PROBLEM TO WORK ON:
Return each line that holds the word "matplotlib".

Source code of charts
━━━━━━

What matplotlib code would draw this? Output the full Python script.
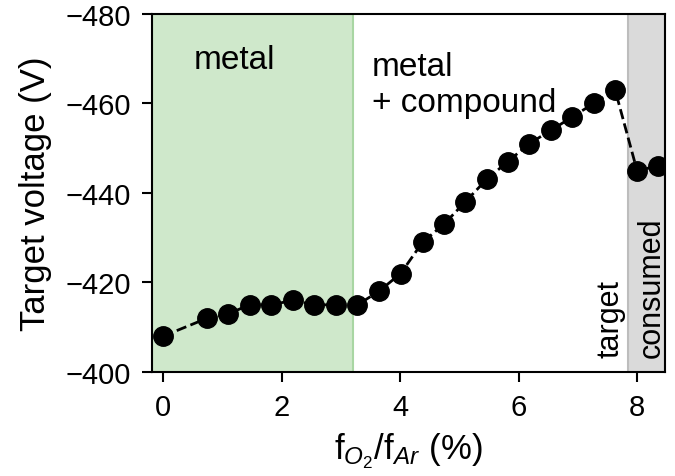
import matplotlib
matplotlib.use("Agg")
from matplotlib import pyplot as plt

plt.rcParams['font.family'] = ['Liberation Sans', 'DejaVu Sans']
plt.rcParams['mathtext.fontset'] = 'custom'
plt.rcParams['mathtext.rm'] = 'Liberation Sans'
plt.rcParams['mathtext.it'] = 'Liberation Sans:italic'

# O2 / Ar flow ratio (%) and target voltage (V)
flow_ratio = [0, 0.74, 1.10, 1.46, 1.82, 2.19, 2.55, 2.91, 3.28, 3.64, 4.01, 4.38,
              4.74, 5.10, 5.46, 5.82, 6.18, 6.55, 6.91, 7.27, 7.63, 8.00, 8.36]
voltage = [-408, -412, -413, -415, -415, -416, -415, -415, -415, -418, -422, -429,
           -433, -438, -443, -447, -451, -454, -457, -460, -463, -445, -446]

# regime boundaries
metal_end = 3.2
consumed_start = 7.85
x_range = (-0.19, 8.47)


def main():
    fig = plt.figure(figsize=(6.75, 4.77), dpi=100)
    ax = fig.add_axes([0.225, 0.218, 0.76, 0.751])

    # shaded regimes
    ax.axvspan(x_range[0], metal_end, facecolor='#cfe8cb', edgecolor='#a9d6a3', lw=1.5)
    ax.axvspan(consumed_start, x_range[1], facecolor='#dadada', edgecolor='#bdbdbd', lw=1.5)

    # measured voltage
    ax.plot(flow_ratio, voltage, 'o--', color='black', markersize=14, lw=2)

    ax.set_xlim(*x_range)
    ax.set_ylim(-400, -480)
    ax.set_xticks([0, 2, 4, 6, 8])
    ax.set_yticks([-480, -460, -440, -420, -400])

    ax.tick_params(labelsize=21, width=1.5, length=7, pad=8)
    for s in ax.spines.values():
        s.set_linewidth(1.5)

    ax.set_xlabel('f$_{O_2}$/f$_{Ar}$ (%)', fontsize=25, labelpad=7)
    ax.set_ylabel('Target voltage (V)', fontsize=25, labelpad=10)

    # regime labels
    ax.text(0.52, -468.0, 'metal', fontsize=24, ha='left', va='baseline')
    ax.text(3.52, -466.3, 'metal', fontsize=24, ha='left', va='baseline')
    ax.text(3.52, -458.4, '+ compound', fontsize=24, ha='left', va='baseline')
    ax.text(7.69, -403.3, 'target', fontsize=22, rotation=90,
            rotation_mode='anchor', ha='left', va='baseline')
    ax.text(8.38, -403.3, 'consumed', fontsize=22, rotation=90,
            rotation_mode='anchor', ha='left', va='baseline')

    fig.savefig('out.png', dpi=100)


if __name__ == "__main__":
    main()
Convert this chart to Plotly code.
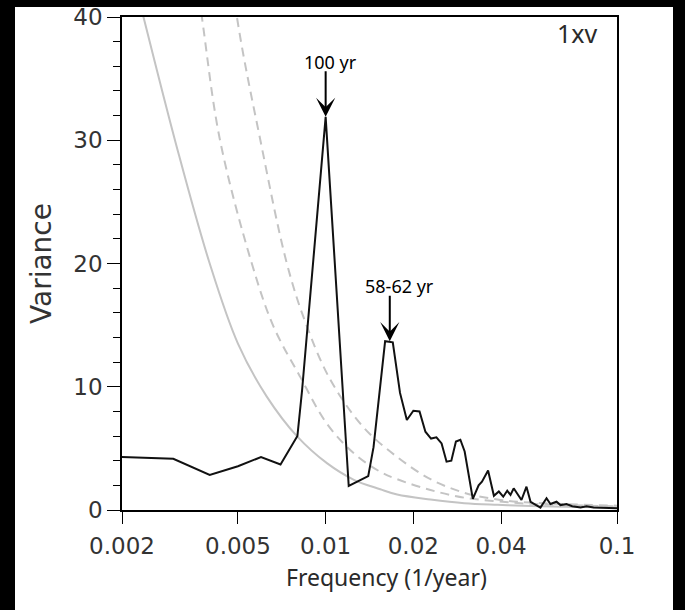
import math
import plotly.graph_objects as go

# Spectrum of the 1xv record
freq = [0.002, 0.003, 0.004, 0.005, 0.006, 0.007, 0.008, 0.0083, 0.010, 0.012,
        0.014, 0.0146, 0.016, 0.017, 0.018, 0.019, 0.020, 0.021, 0.022, 0.023,
        0.024, 0.025, 0.026, 0.027, 0.028, 0.029, 0.030, 0.032, 0.0335, 0.0344,
        0.0361, 0.0378, 0.0393, 0.0407, 0.042, 0.0431, 0.0442, 0.047, 0.0489,
        0.0505, 0.0546, 0.0573, 0.0591, 0.062, 0.064, 0.0671, 0.0702, 0.075,
        0.0786, 0.0831, 0.1]
variance = [4.3, 4.15, 2.85, 3.55, 4.3, 3.7, 6.0, 9.7, 31.9, 1.95,
            2.75, 5.1, 13.7, 13.6, 9.5, 7.3, 8.05, 8.0, 6.35, 5.8,
            5.9, 5.4, 3.92, 4.0, 5.55, 5.7, 4.75, 0.9, 2.0, 2.3,
            3.2, 1.15, 1.5, 1.08, 1.57, 1.22, 1.76, 0.81, 1.89,
            0.67, 0.2, 0.95, 0.49, 0.67, 0.4, 0.49, 0.3, 0.2,
            0.3, 0.2, 0.15]

# Red-noise background
bg_freq = [0.002, 0.00237, 0.00308, 0.0040, 0.0050, 0.00628, 0.0080, 0.0101,
           0.0125, 0.0154, 0.0176, 0.0229, 0.0299, 0.0389, 0.0506, 0.0656, 0.1]
bg_var = [47, 40, 29.5, 20, 13.5, 9.2, 5.95, 3.8,
          2.45, 1.68, 1.25, 0.85, 0.55, 0.42, 0.33, 0.27, 0.2]

# Lower confidence level
lo_freq = [0.0033, 0.00376, 0.00434, 0.00558, 0.00662, 0.00818, 0.0101, 0.0125,
           0.0154, 0.0176, 0.0229, 0.0299, 0.0389, 0.0506, 0.1]
lo_var = [50, 40, 30, 20, 14.9, 10.8, 7.0, 4.6,
          3.1, 2.5, 1.62, 1.0, 0.7, 0.5, 0.3]

# Upper confidence level
hi_freq = [0.0043, 0.00496, 0.00597, 0.00736, 0.0085, 0.01036, 0.0135, 0.0176,
           0.0229, 0.0299, 0.0389, 0.0506, 0.1]
hi_var = [52, 40, 30, 20, 15.3, 10.6, 6.7, 4.3,
          2.5, 1.4, 0.85, 0.6, 0.35]

x_ticks = [0.002, 0.005, 0.01, 0.02, 0.04, 0.1]
x_tick_text = ["0.002", "0.005", "0.01", "0.02", "0.04", "0.1"]
y_ticks = [0, 10, 20, 30, 40]

peak_labels = ["100 yr", "58-62 yr"]
peak_freq = [0.010, 0.0166]
peak_var = [31.9, 13.7]
label_dx = [5, 10]

GRAY = "#c4c4c4"
TXT = "#2a2a2a"
fig = go.Figure()
fig.add_trace(go.Scatter(x=bg_freq, y=bg_var, mode="lines",
                         line=dict(color=GRAY, width=2, shape="spline")))
fig.add_trace(go.Scatter(x=lo_freq, y=lo_var, mode="lines",
                         line=dict(color=GRAY, width=2, dash="9px,6px", shape="spline")))
fig.add_trace(go.Scatter(x=hi_freq, y=hi_var, mode="lines",
                         line=dict(color=GRAY, width=2, dash="9px,6px", shape="spline")))
fig.add_trace(go.Scatter(x=freq, y=variance, mode="lines",
                         line=dict(color="#111111", width=2)))

# peak labels with arrows (log axis: annotation x is given in log10 units)
for txt, fx, fy, dx in zip(peak_labels, peak_freq, peak_var, label_dx):
    fig.add_annotation(x=math.log10(fx), y=fy, xref="x", yref="y", text="",
                       showarrow=True, arrowhead=3, arrowsize=1.6, arrowwidth=2,
                       arrowcolor="black", ax=0, ay=-47)
    fig.add_annotation(x=math.log10(fx), y=fy, xref="x", yref="y", text=txt,
                       showarrow=False, xshift=dx, yshift=55,
                       font=dict(family="Noto Sans", size=18, color="black"))

fig.add_annotation(x=0.965, y=(510 - 33) / 493, xref="paper", yref="paper", text="1xv",
                   showarrow=False, xanchor="right", yanchor="middle",
                   font=dict(family="Noto Sans", size=25, color=TXT))

# x-axis title
fig.add_annotation(x=(386 - 122) / 495, y=(510 - 577) / 493, xref="paper", yref="paper",
                   text="Frequency (1/year)", showarrow=False,
                   xanchor="center", yanchor="middle",
                   font=dict(family="Noto Sans", size=23, color=TXT))

# white page inside a black border
fig.add_shape(type="rect", xref="paper", yref="paper", layer="below",
              x0=(15 - 122) / 495, x1=(673 - 122) / 495,
              y0=-0.25, y1=(510 - 7) / 493,
              fillcolor="white", line=dict(width=0))

fig.update_layout(
    width=685, height=610,
    margin=dict(l=122, r=68, t=17, b=100, autoexpand=False),
    paper_bgcolor="black", plot_bgcolor="white",
    showlegend=False,
    font=dict(family="DejaVu Sans", color=TXT),
)
fig.update_xaxes(type="log", range=[-2.69897, -1], automargin=False,
                 tickvals=x_ticks, ticktext=x_tick_text,
                 ticks="outside", ticklen=12, tickwidth=1, tickcolor="black",
                 ticklabelstandoff=3,
                 showline=True, linecolor="black", linewidth=1.5, mirror=True,
                 showgrid=False, zeroline=False,
                 tickfont=dict(family="DejaVu Sans", size=23, color="#333333"))
fig.update_yaxes(range=[0, 40], tickvals=y_ticks, automargin=False,
                 ticks="outside", ticklen=13, tickwidth=1, tickcolor="black",
                 minor=dict(dtick=2, ticks="outside", ticklen=7, tickcolor="black", tickwidth=1),
                 showline=True, linecolor="black", linewidth=1.5, mirror=True,
                 showgrid=False, zeroline=False,
                 tickfont=dict(family="DejaVu Sans", size=23, color="#333333"),
                 title=dict(text="Variance", standoff=14,
                            font=dict(family="DejaVu Sans", size=28, color="#333333")))

fig.write_html("out.html")
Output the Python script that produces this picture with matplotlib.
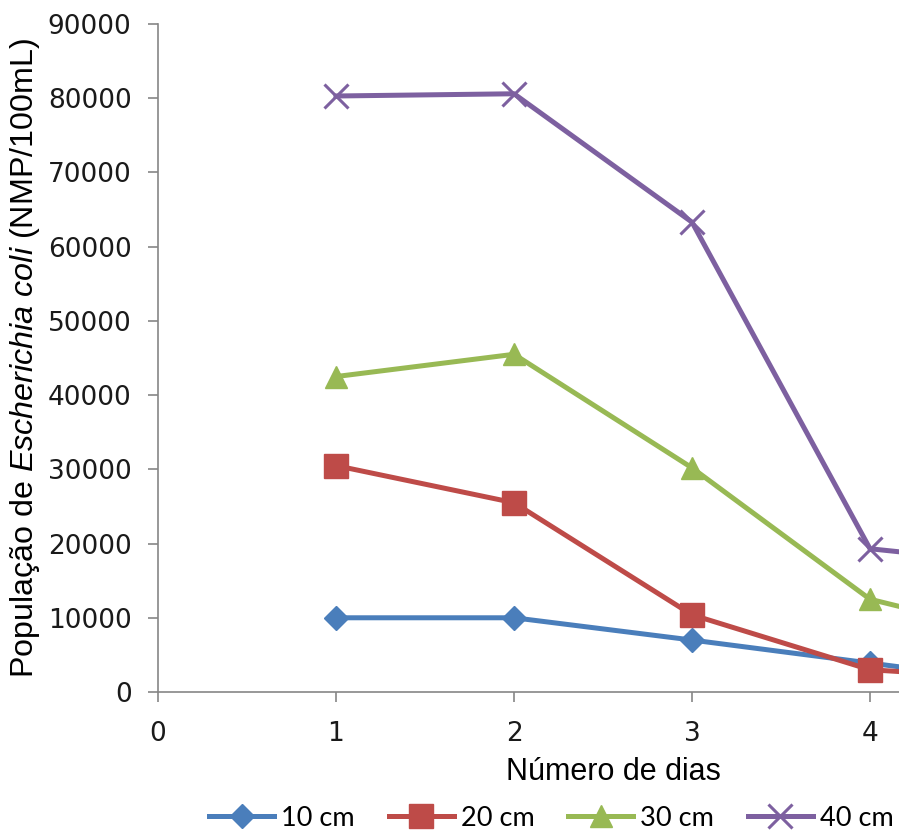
import matplotlib
matplotlib.use('Agg')
import matplotlib.pyplot as plt

dias = [1, 2, 3, 4, 5]
pop_10cm = [10000, 10000, 7000, 3900, 800]
pop_20cm = [30500, 25500, 10400, 3000, 1500]
pop_30cm = [42500, 45500, 30200, 12500, 6600]
pop_40cm = [80300, 80600, 63300, 19300, 16800]
series_labels = ['10 cm', '20 cm', '30 cm', '40 cm']

plt.rcParams['font.family'] = 'DejaVu Sans'
plt.rcParams['mathtext.fontset'] = 'custom'
plt.rcParams['mathtext.rm'] = 'Liberation Sans'
plt.rcParams['mathtext.it'] = 'Liberation Sans:italic'

fig = plt.figure(figsize=(8.99, 8.31), dpi=100)
ax = fig.add_axes([158 / 899, 139 / 831, 1 - 158 / 899, 668 / 831])

styles = [
    dict(color='#4A7EBB', marker='D', markersize=12),
    dict(color='#BE4B48', marker='s', markersize=17),
    dict(color='#98B954', marker='^', markersize=16),
    dict(color='#7D60A0', marker='x', markersize=17, markeredgewidth=2.2),
]
for values, label, st in zip([pop_10cm, pop_20cm, pop_30cm, pop_40cm], series_labels, styles):
    ax.plot(dias, values, linewidth=3.6, label=label, **st)

ax.set_xlim(0, 741 / 178)
ax.set_ylim(0, 90000)
ax.set_xticks([0, 1, 2, 3, 4])
ax.set_yticks(range(0, 90001, 10000))

for side in ['top', 'right']:
    ax.spines[side].set_visible(False)
for side in ['left', 'bottom']:
    ax.spines[side].set_color('#868686')
    ax.spines[side].set_linewidth(1.2)
ax.tick_params(axis='both', direction='out', length=7, width=1.2, color='#868686',
               labelsize=19, labelcolor='#1a1a1a')
ax.tick_params(axis='x', pad=14)
ax.tick_params(axis='y', pad=12)

ax.set_ylabel(r'População de $\mathit{Escherichia\ coli}$ (NMP/100mL)',
              fontsize=23.2, family='Liberation Sans')
ax.yaxis.set_label_coords(-0.157, 0.5)
ax.set_xlabel('Número de dias', fontsize=22, family='Liberation Sans')
ax.xaxis.set_label_coords(0.615, -0.098)

fig.legend(loc='center left', bbox_to_anchor=(209 / 899, 13 / 831), ncol=4, frameon=False,
           prop={'family': 'Lato', 'size': 19.5}, handlelength=2.4, handletextpad=0.26,
           columnspacing=1.25, borderaxespad=0, borderpad=0)

fig.savefig('out.png', dpi=100)
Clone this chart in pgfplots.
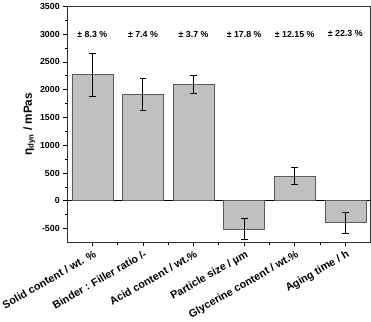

━━━━━━

ANSWER FOR THE TASK:
What matplotlib code would draw this? Output the full Python script.
import matplotlib
matplotlib.use("Agg")
from matplotlib import pyplot as plt
Output the Python script that produces this picture with matplotlib.
import matplotlib
matplotlib.use('Agg')
import matplotlib.pyplot as plt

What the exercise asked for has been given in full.